[Charts and diagrams as code]
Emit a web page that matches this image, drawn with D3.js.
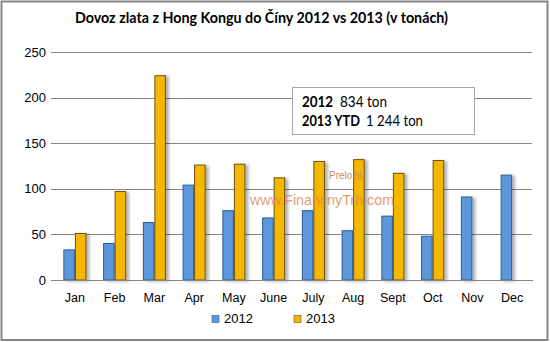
<!DOCTYPE html>
<html>
<head>
<meta charset="utf-8">
<script src="https://cdn.jsdelivr.net/npm/d3@7"></script>
<style>
  html, body { margin: 0; padding: 0; background: #fff; }
  svg { display: block; }
</style>
</head>
<body>
<svg id="chart" width="550" height="342"></svg>
<script>
// Monthly gold imports from Hong Kong to China, tonnes
const months = ["Jan", "Feb", "Mar", "Apr", "May", "June", "July", "Aug", "Sept", "Oct", "Nov", "Dec"];
const series = ["2012", "2013"];
const values2012 = [33, 40, 63, 104, 76, 68, 76, 54, 70, 48, 91, 115];
const values2013 = [51, 97, 224, 126, 127, 112, 130, 132, 117, 131, null, null];
const yTicks = [0, 50, 100, 150, 200, 250];
const colors = { "2012": "#5b97dc", "2013": "#f6b702" };
const strokes = { "2012": "#2f5d95", "2013": "#6b5210" };

const svg = d3.select("#chart");
const W = 550, H = 342;

const x = d3.scaleBand().domain(months).range([55, 532]).paddingInner(0.42).paddingOuter(0.21);
const xs = d3.scaleBand().domain(series).range([0, x.bandwidth()]);
const y = d3.scaleLinear().domain([0, 250]).range([280, 52]);

const defs = svg.append("defs");
const f = defs.append("filter").attr("id", "shadow")
  .attr("x", "-50%").attr("y", "-10%").attr("width", "200%").attr("height", "120%");
f.append("feDropShadow").attr("dx", 3).attr("dy", 1).attr("stdDeviation", 1.4)
  .attr("flood-color", "#000").attr("flood-opacity", 0.3);

// chart frame
svg.append("rect").attr("x", 1.5).attr("y", 1.5).attr("width", W - 4).attr("height", H - 3.5)
  .attr("fill", "#fff").attr("stroke", "#868686").attr("stroke-width", 2);

// title
svg.append("text").attr("x", 261.5).attr("y", 23).attr("text-anchor", "middle")
  .attr("font-family", "Lato, 'Open Sans', sans-serif").attr("font-weight", "bold")
  .attr("font-size", 15).attr("fill", "#000")
  .attr("textLength", 373).attr("lengthAdjust", "spacingAndGlyphs")
  .text("Dovoz zlata z Hong Kongu do Číny 2012 vs 2013 (v tonách)");

// gridlines + y axis
const yAxis = d3.axisLeft(y).tickValues(yTicks).tickSize(-(532 - 55)).tickPadding(9).tickFormat(d3.format("d"));
const gy = svg.append("g").attr("transform", "translate(55,0)").call(yAxis);
gy.select(".domain").remove();
gy.selectAll(".tick line").attr("stroke", "#868686").attr("x1", -4).attr("shape-rendering", "crispEdges");
gy.selectAll(".tick text").attr("font-family", "'Liberation Sans', Arial, sans-serif")
  .attr("font-size", 13).attr("fill", "#000");

// bars
const rows = months.map((m, i) => ({ m, vals: [{ s: "2012", v: values2012[i] }, { s: "2013", v: values2013[i] }] }));
const groups = svg.append("g").selectAll("g").data(rows).join("g")
  .attr("transform", d => `translate(${x(d.m)},0)`);
groups.selectAll("rect").data(d => d.vals.filter(e => e.v != null)).join("rect")
  .attr("x", d => xs(d.s) + 0.5)
  .attr("y", d => y(d.v))
  .attr("width", xs.bandwidth() - 1)
  .attr("height", d => y(0) - y(d.v))
  .attr("fill", d => colors[d.s])
  .attr("stroke", d => strokes[d.s])
  .attr("stroke-width", 1)
  .attr("filter", "url(#shadow)");

// x axis
const xAxis = d3.axisBottom(x).tickSize(0).tickPadding(13);
const gx = svg.append("g").attr("transform", "translate(0,280)").call(xAxis);
gx.select(".domain").attr("stroke", "#868686").attr("shape-rendering", "crispEdges");
gx.selectAll(".tick text").attr("font-family", "'Liberation Sans', Arial, sans-serif")
  .attr("font-size", 12.5).attr("fill", "#000");

// totals box
const box = svg.append("g");
box.append("rect").attr("x", 292.5).attr("y", 87.5).attr("width", 182).attr("height", 47)
  .attr("fill", "#fff").attr("stroke", "#a6a6a6");
const boxFont = "Lato, 'Open Sans', sans-serif";
const boxLines = [
  { y: 107, parts: [{ t: "2012", x: 302, w: 31, b: true }, { t: "834 ton", x: 340, w: 47, b: false }] },
  { y: 126, parts: [{ t: "2013 YTD", x: 302, w: 58, b: true }, { t: "1 244 ton", x: 366, w: 57, b: false }] }
];
boxLines.forEach(line => {
  line.parts.forEach(p => {
    box.append("text").attr("x", p.x).attr("y", line.y)
      .attr("font-family", boxFont).attr("font-size", 14.5)
      .attr("font-weight", p.b ? "bold" : "normal").attr("fill", "#000")
      .attr("textLength", p.w).attr("lengthAdjust", "spacingAndGlyphs")
      .text(p.t);
  });
});

// watermark
svg.append("text").attr("x", 329).attr("y", 179).attr("font-family", "'Liberation Sans', Arial, sans-serif")
  .attr("font-size", 10).attr("fill", "#c98a63").text("Preložil");
svg.append("text").attr("x", 250).attr("y", 205).attr("font-family", "'Liberation Sans', Arial, sans-serif")
  .attr("font-size", 14.3).attr("fill", "#dd8a56").attr("fill-opacity", 0.85).text("www.FinancnyTrh.com");

// legend
const legend = svg.append("g");
const lx = { "2012": 212, "2013": 294 };
series.forEach(s => {
  legend.append("rect").attr("x", lx[s]).attr("y", 315.5).attr("width", 7).attr("height", 7)
    .attr("fill", colors[s]).attr("stroke", strokes[s]).attr("stroke-width", 0.6);
  legend.append("text").attr("x", lx[s] + 12).attr("y", 323)
    .attr("font-family", "'Liberation Sans', Arial, sans-serif").attr("font-size", 13)
    .attr("fill", "#000").text(s);
});
</script>
</body>
</html>
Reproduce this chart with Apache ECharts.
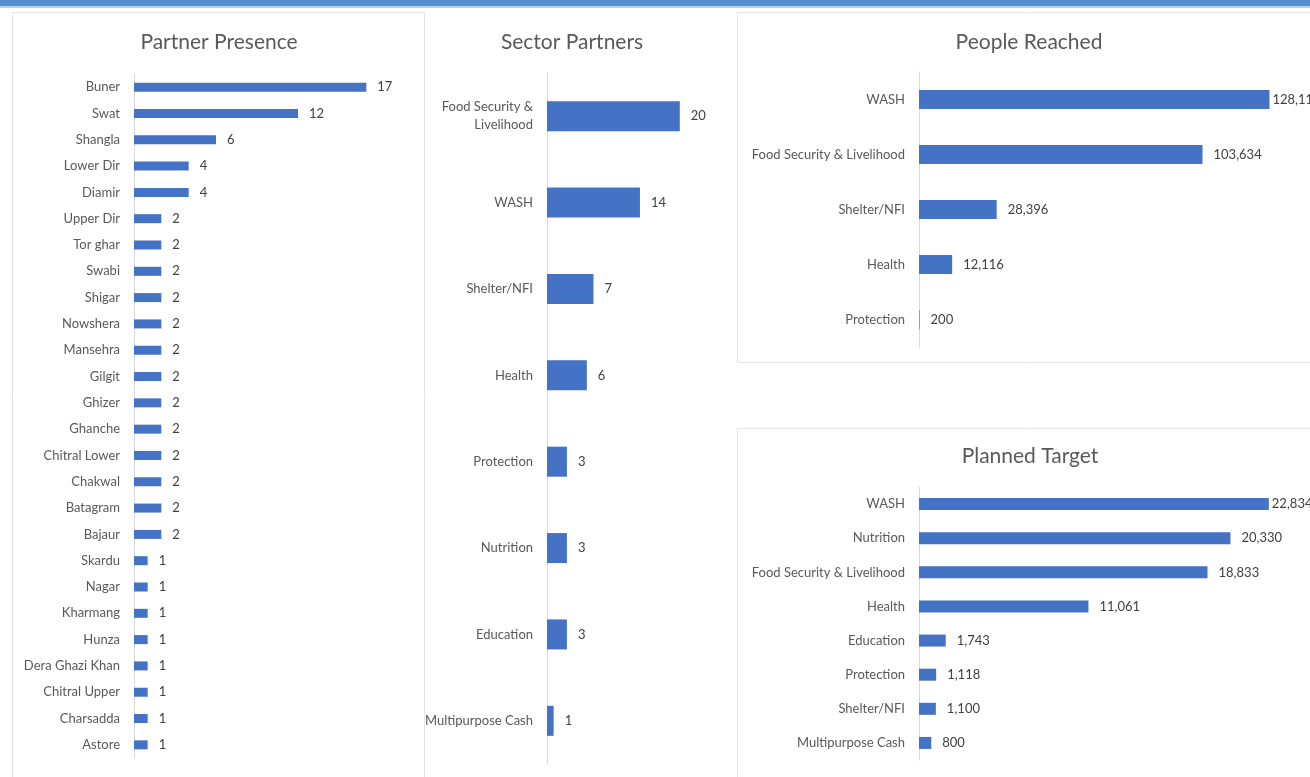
<!DOCTYPE html>
<html>
<head>
<meta charset="utf-8">
<script src="https://cdn.jsdelivr.net/npm/echarts@6/dist/echarts.min.js"></script>
<style>
  html, body { margin: 0; padding: 0; background: #fff; overflow: hidden; }
  #chart { width: 1310px; height: 777px; }
</style>
</head>
<body>
<div id="chart"></div>
<script>
// Partner Presence (districts)
const districts = ['Buner', 'Swat', 'Shangla', 'Lower Dir', 'Diamir', 'Upper Dir', 'Tor ghar', 'Swabi',
  'Shigar', 'Nowshera', 'Mansehra', 'Gilgit', 'Ghizer', 'Ghanche', 'Chitral Lower', 'Chakwal',
  'Batagram', 'Bajaur', 'Skardu', 'Nagar', 'Kharmang', 'Hunza', 'Dera Ghazi Khan', 'Chitral Upper',
  'Charsadda', 'Astore'];
const districtPartners = [17, 12, 6, 4, 4, 2, 2, 2, 2, 2, 2, 2, 2, 2, 2, 2, 2, 2, 1, 1, 1, 1, 1, 1, 1, 1];

// Sector Partners
const sectors = ['Food Security & Livelihood', 'WASH', 'Shelter/NFI', 'Health', 'Protection',
  'Nutrition', 'Education', 'Multipurpose Cash'];
const sectorPartners = [20, 14, 7, 6, 3, 3, 3, 1];

// People Reached
const reachedSectors = ['WASH', 'Food Security & Livelihood', 'Shelter/NFI', 'Health', 'Protection'];
const peopleReached = [128111, 103634, 28396, 12116, 200];

// Planned Target
const targetSectors = ['WASH', 'Nutrition', 'Food Security & Livelihood', 'Health', 'Education',
  'Protection', 'Shelter/NFI', 'Multipurpose Cash'];
const plannedTarget = [22834, 20330, 18833, 11061, 1743, 1118, 1100, 800];

const chart = echarts.init(document.getElementById('chart'));

const FONT = 'Lato';
const BAR = '#4472c4';
const LABEL = '#595959';
const VALUE = '#404040';
const AXIS = '#d9d9d9';
const fmt = v => Number(v).toLocaleString('en-US');

const titleStyle = { fontFamily: FONT, fontSize: 21, fontWeight: 'normal', color: LABEL };

const grids = [
  { left: 134, top: 74, width: 246, height: 684 },
  { left: 547, top: 73, width: 166, height: 691 },
  { left: 919, top: 72, width: 383, height: 275 },
  { left: 919, top: 487, width: 383, height: 273 },
];
const xMax = [18, 25, 140000, 25000];
const cats = [districts, sectors, reachedSectors, targetSectors];
const vals = [districtPartners, sectorPartners, peopleReached, plannedTarget];
const barW = [9, 30, 19, 12];

const option = {
  animation: false,
  textStyle: { fontFamily: FONT },
  title: [
    { text: 'Partner Presence', left: 214, top: 27, textAlign: 'center', textStyle: titleStyle },
    { text: 'Sector Partners', left: 567, top: 27, textAlign: 'center', textStyle: titleStyle },
    { text: 'People Reached', left: 1024, top: 27, textAlign: 'center', textStyle: titleStyle },
    { text: 'Planned Target', left: 1025, top: 441, textAlign: 'center', textStyle: titleStyle },
  ],
  graphic: [
    { type: 'rect', shape: { x: 0, y: 0, width: 1310, height: 6 }, style: { fill: '#4f8fd1' }, z: 10 },
    { type: 'rect', shape: { x: 0, y: 6, width: 1310, height: 2 }, style: { fill: '#b8d2ee' }, z: 10 },
    { type: 'rect', shape: { x: 12.5, y: 12.5, width: 412, height: 800 }, style: { fill: 'none', stroke: '#e4e4e4', lineWidth: 1 } },
    { type: 'rect', shape: { x: 737.5, y: 12.5, width: 620, height: 350 }, style: { fill: 'none', stroke: '#e4e4e4', lineWidth: 1 } },
    { type: 'rect', shape: { x: 737.5, y: 428.5, width: 620, height: 400 }, style: { fill: 'none', stroke: '#e4e4e4', lineWidth: 1 } },
  ],
  grid: grids,
  xAxis: grids.map((g, i) => ({
    type: 'value', gridIndex: i, min: 0, max: xMax[i], show: false,
  })),
  yAxis: grids.map((g, i) => ({
    type: 'category', gridIndex: i, inverse: true, data: cats[i],
    axisLine: { show: true, lineStyle: { color: AXIS, width: 1 } },
    axisTick: { show: false },
    axisLabel: {
      color: LABEL, fontSize: 13, fontFamily: FONT, margin: 14, interval: 0,
      lineHeight: 18,
      formatter: i === 1 ? v => v.replace('& ', '&\n') : v => v,
    },
  })),
  series: grids.map((g, i) => ({
    type: 'bar', xAxisIndex: i, yAxisIndex: i, barWidth: barW[i],
    itemStyle: { color: BAR },
    data: vals[i].map((v, j) => (i >= 2 && j === 0)
      ? { value: v, label: { distance: 3 } }
      : v),
    label: {
      show: true, position: 'right', distance: 11, color: VALUE,
      fontSize: 13, fontFamily: FONT,
      formatter: p => fmt(p.value),
    },
  })),
};

chart.setOption(option);
</script>
</body>
</html>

### EXERCISE GOAL
Print exactly the first line of the entries and every line after it through the one that contains "zlata z Hong", leaving the pictures out.

### EXERCISE SOLUTION
Emit a web page that matches this image, drawn with D3.js.
<!DOCTYPE html>
<html>
<head>
<meta charset="utf-8">
<script src="https://cdn.jsdelivr.net/npm/d3@7"></script>
<style>
  html, body { margin: 0; padding: 0; background: #fff; }
  svg { display: block; }
</style>
</head>
<body>
<svg id="chart" width="550" height="342"></svg>
<script>
// Monthly gold imports from Hong Kong to China, tonnes
const months = ["Jan", "Feb", "Mar", "Apr", "May", "June", "July", "Aug", "Sept", "Oct", "Nov", "Dec"];
const series = ["2012", "2013"];
const values2012 = [33, 40, 63, 104, 76, 68, 76, 54, 70, 48, 91, 115];
const values2013 = [51, 97, 224, 126, 127, 112, 130, 132, 117, 131, null, null];
const yTicks = [0, 50, 100, 150, 200, 250];
const colors = { "2012": "#5b97dc", "2013": "#f6b702" };
const strokes = { "2012": "#2f5d95", "2013": "#6b5210" };

const svg = d3.select("#chart");
const W = 550, H = 342;

const x = d3.scaleBand().domain(months).range([55, 532]).paddingInner(0.42).paddingOuter(0.21);
const xs = d3.scaleBand().domain(series).range([0, x.bandwidth()]);
const y = d3.scaleLinear().domain([0, 250]).range([280, 52]);

const defs = svg.append("defs");
const f = defs.append("filter").attr("id", "shadow")
  .attr("x", "-50%").attr("y", "-10%").attr("width", "200%").attr("height", "120%");
f.append("feDropShadow").attr("dx", 3).attr("dy", 1).attr("stdDeviation", 1.4)
  .attr("flood-color", "#000").attr("flood-opacity", 0.3);

// chart frame
svg.append("rect").attr("x", 1.5).attr("y", 1.5).attr("width", W - 4).attr("height", H - 3.5)
  .attr("fill", "#fff").attr("stroke", "#868686").attr("stroke-width", 2);

// title
svg.append("text").attr("x", 261.5).attr("y", 23).attr("text-anchor", "middle")
  .attr("font-family", "Lato, 'Open Sans', sans-serif").attr("font-weight", "bold")
  .attr("font-size", 15).attr("fill", "#000")
  .attr("textLength", 373).attr("lengthAdjust", "spacingAndGlyphs")
  .text("Dovoz zlata z Hong Kongu do Číny 2012 vs 2013 (v tonách)");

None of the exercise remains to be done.